With Trump out of office, about the only thing that a removal would have accomplished would have been disqualification for future office.  All of the various post-presidency perks are secure, since he made it out of office without being removed.  And as far as disqualification is concerned, I am not that concerned about it.  Trump would be 78 by the time of the next presidential election, and he no longer has the support of his own party.  If he ran as a third-party candidate, he would split the Republican vote and guarantee a Democratic win, much like what happened in 1912.  In that case, former president Teddy Roosevelt ran for office on the Progressive (Bull Moose) Party ticket after losing the Republican nomination to his successor, incumbent president William Howard Taft.  While Roosevelt outperformed Taft, he split the vote enough to allow Democratic candidate Woodrow Wilson to win the election.  All that said, I consider disqualification from future office to be a non-starter, because I consider the odds of Trump’s running again to be very low.  I also feel like it shows a deep-seated mistrust of the electorate, that the voters can’t be trusted to do the right thing in the future, and thus the grown-ups have to make the decision for them.

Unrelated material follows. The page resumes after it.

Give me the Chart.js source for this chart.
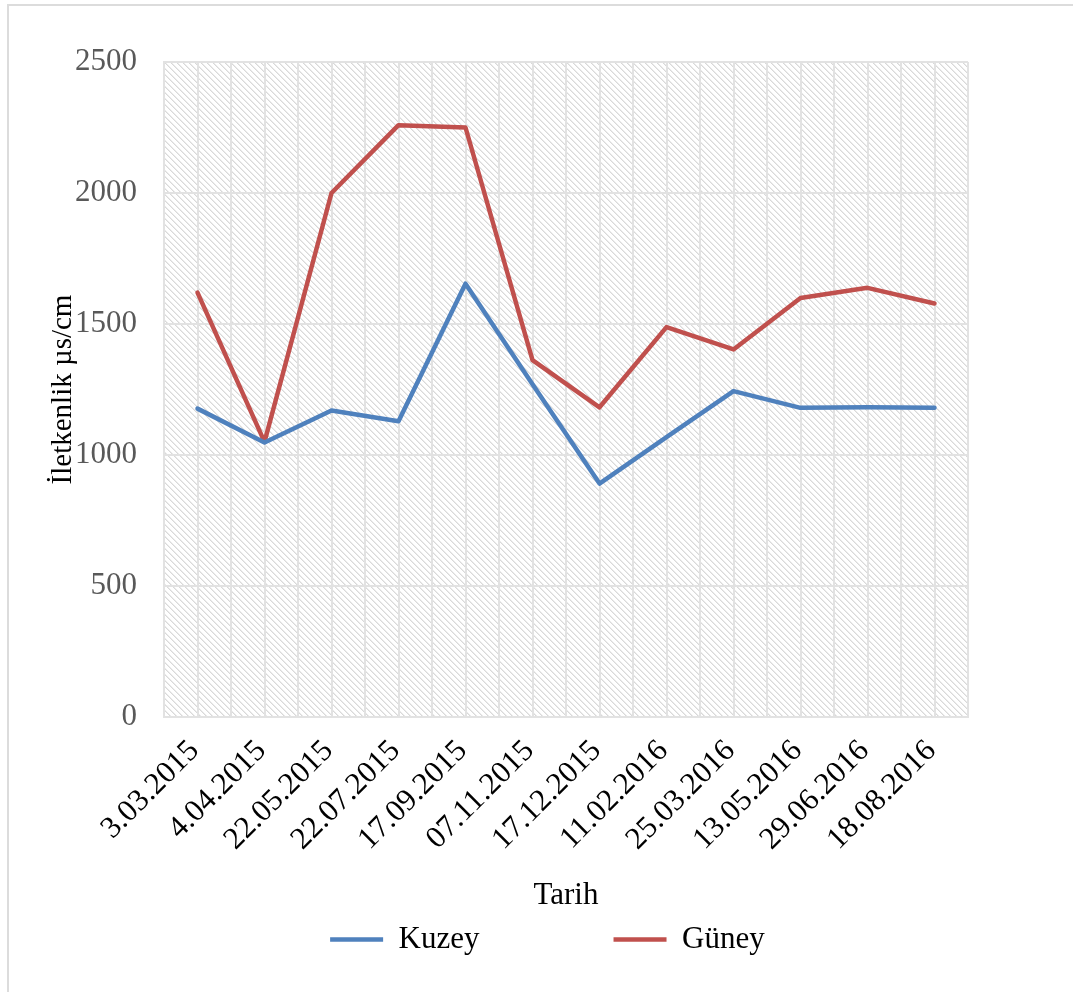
<!DOCTYPE html>
<html>
<head>
<meta charset="utf-8">
<script src="https://cdn.jsdelivr.net/npm/chart.js@4.4.1/dist/chart.umd.min.js"></script>
<style>
  html, body { margin: 0; padding: 0; background: #fff; overflow: hidden; }
  #frame { position: absolute; left: 7px; top: 4px; width: 1200px; height: 1200px; border-left: 2px solid #dcdcdc; border-top: 2px solid #dcdcdc; }
  #wrap { position: absolute; left: 0; top: 0; width: 1073px; height: 992px; }
</style>
</head>
<body>
<div id="frame"></div>
<div id="wrap"><canvas id="chart"></canvas></div>
<script>
// ── data ──
const dates = ['3.03.2015', '4.04.2015', '22.05.2015', '22.07.2015', '17.09.2015', '07.11.2015',
               '17.12.2015', '11.02.2016', '25.03.2016', '13.05.2016', '29.06.2016', '18.08.2016'];
const kuzey = [1177, 1048, 1170, 1129, 1654, 1270, 891, 1068, 1244, 1180, 1182, 1180];
const guney = [1620, 1050, 2000, 2259, 2250, 1362, 1182, 1488, 1403, 1599, 1638, 1578];
const yTicks = [0, 500, 1000, 1500, 2000, 2500];

const SERIF = "'Liberation Serif', 'Times New Roman', serif";
const GRID = '#e2e2e2';

// diagonal hatch behind the plot area
function makeHatch() {
  const t = document.createElement('canvas');
  t.width = 6; t.height = 6;
  const g = t.getContext('2d');
  g.fillStyle = '#fff'; g.fillRect(0, 0, 6, 6);
  for (let i = 0; i < 6; i++) {
    g.fillStyle = '#d9d9d9'; g.fillRect(i, i, 1, 1);
    g.fillStyle = '#ebebeb'; g.fillRect((i + 1) % 6, i, 1, 1);
  }
  return t;
}
const hatchBg = {
  id: 'hatchBg',
  beforeDraw(chart) {
    const { ctx, chartArea: a } = chart;
    ctx.save();
    ctx.fillStyle = ctx.createPattern(makeHatch(), 'repeat');
    ctx.fillRect(a.left, a.top, a.right - a.left, a.bottom - a.top);
    ctx.restore();
  }
};

const line = (label, data, color) => ({
  label, data,
  borderColor: color, backgroundColor: color,
  borderWidth: 4.5, pointRadius: 0, tension: 0,
  borderJoinStyle: 'round', borderCapStyle: 'round', fill: false
});

new Chart(document.getElementById('chart').getContext('2d'), {
  type: 'line',
  data: {
    labels: dates,
    datasets: [line('Kuzey', kuzey, '#4F81BD'), line('Güney', guney, '#C0504D')]
  },
  options: {
    responsive: true, maintainAspectRatio: false, animation: false,
    layout: { padding: { left: 20, right: 105, top: 62, bottom: 27 } },
    plugins: {
      tooltip: { enabled: false },
      legend: {
        position: 'bottom', fullSize: false,
        labels: {
          usePointStyle: true, pointStyle: 'line', pointStyleWidth: 53, padding: 10,
          color: '#000', font: { family: SERIF, size: 31 },
          generateLabels(chart) {
            const items = Chart.defaults.plugins.legend.labels.generateLabels(chart);
            items[0].text += '\u2002'.repeat(8);
            items[1].text += '\u2002\u2002\u2009';
            return items;
          }
        }
      }
    },
    scales: {
      x: {
        offset: true,
        grid: { offset: true, color: GRID, lineWidth: 2, drawTicks: false },
        border: { color: GRID, width: 2 },
        ticks: { autoSkip: false, minRotation: 45, maxRotation: 45, color: '#000', padding: 16, labelOffset: -3, font: { family: SERIF, size: 31 } },
        title: { display: true, text: 'Tarih', color: '#000', font: { family: SERIF, size: 31, lineHeight: 1 }, padding: { top: 4, bottom: 2.5 } },
        afterFit(s) { s.height = 197; }
      },
      x2: {
        position: 'top', offset: true,
        grid: { offset: false, color: GRID, lineWidth: 2, drawTicks: false },
        border: { display: false },
        ticks: { display: false },
        afterFit(s) { s.height = 0; }
      },
      y: {
        min: 0, max: 2500,
        afterBuildTicks(s) { s.ticks = yTicks.map(v => ({ value: v })); },
        grid: { color: GRID, lineWidth: 2, drawTicks: false },
        border: { color: GRID, width: 2 },
        ticks: { color: '#595959', padding: 27, font: { family: SERIF, size: 31 }, callback: v => String(v) },
        title: { display: true, text: 'İletkenlik µs/cm', color: '#000', font: { family: SERIF, size: 29 }, padding: { top: 26, bottom: 4 } },
        afterFit(s) { s.width = 144; }
      }
    }
  },
  plugins: [hatchBg]
});
</script>
</body>
</html>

Meanwhile, people still need to remember that impeachment is not a legal process.  Despite the similar terminology to criminal proceedings, like “trial” and “conviction”, it is an entirely political process.  You’re not seeking justice through the impeachment process.  That’s not its purpose.  All that impeachment and removal does is to stop the bleeding caused by an officeholder who has gone rogue by removing their access to the levers of power.  If their official misconduct rises to the level of criminality, you also try them in a real court.  The last time that I discussed this, I brought up former Illinois governor Rod Blagojevich.  He is still the gold standard as far as prosecution of official misconduct goes, because the process was followed completely to its conclusion.  Officeholder commits crime in office.  Officeholder gets impeached and then removed by the legislature for their official misconduct.  Now-former officeholder then gets indicted, tried, convicted, and sentenced in criminal court for said offenses.  And finally, the former officeholder goes to jail.  Boom.  Done.  That is the entire process.  You get your justice further down the line, after the impeachment process is done.

Additionally, the two-thirds majority required to convict a sitting officeholder is a high standard on purpose.  That ensures bipartisan support for removal of a candidate, and ensures that the Congress is absolutely certain that they want the guy out before they do so.  Thus if an impeachment does not have bipartisan support, it is guaranteed to fail.  Anyone who thinks that an impeachment that does not have bipartisan support will succeed needs to take a second look at their history.  About the only presidential impeachment that had enough bipartisan support to actually lead to removal was Nixon’s, and he saw what was coming and resigned.  Any other president that thought that they would actually be removed would likely do the same, if for nothing else than to protect their post-presidency benefits.

All of that said, this whole exercise has the potential to extract a political toll on the Democrats come 2022.  Generally speaking, the party that has the White House tends to lose seats in the midterm elections.  With a Democratic president in the White House, that means that the Democratic Party is poised to lose seats in the next election cycle.  How many seats remains to be seen.  The Democrats should be reminded that they have a few things working against them when it comes to maintaining control of the chambers.  First, they have a relatively small majority in the House, and the Senate is split 50/50, with the Democrats’ only holding the majority because the vice president, who casts a tiebreaking vote when necessary, is a Democrat.  That Senate majority in particular is very tenuous.  It would behoove the Democrats to recall what happened the last time that there was a 50/50 split in the Senate, twenty years ago.  In that instance, in the spring of 2001, Republican Senator Jim Jeffords of Vermont decided to leave his party and become an independent, and began to caucus with the Democrats.  That flipped the chamber in the middle of the term, and gave the Democrats the majority for the next year and a half.  It would only take one Democratic senator to decide to go rogue to immediately flip the chamber, and put Mitch McConnell back in charge.  That is how tenuous their grip on the Senate is.  Additionally, the Democrats don’t have reliable voter participation.  You have to give Democrats a reason to vote, or else they just won’t vote at all.  And that’s exactly how Republicans get elected.  They may not have the same numbers as the Democrats have, but unlike the Democrats, they vote regularly and reliably.  Therefore, the Democrats can’t afford to waste time with political charades.  They need to come out in spades with their own agenda rather than dwell on the past.  Similarly, the left in general needs to move on from Trump, and let go of the Trump derangement syndrome that has gripped them for the last four years.  It’s not healthy, and it will not win them any elections.  There are more pressing matters to worry about than a former president, even if he is a wacko, and I don’t want to see the Democrats squander their time in power by seeking revenge that they will never get.  They say that success is the best revenge, so they need to just do their best and enact the best agenda that they can possibly do, and relegate Trump to history for good.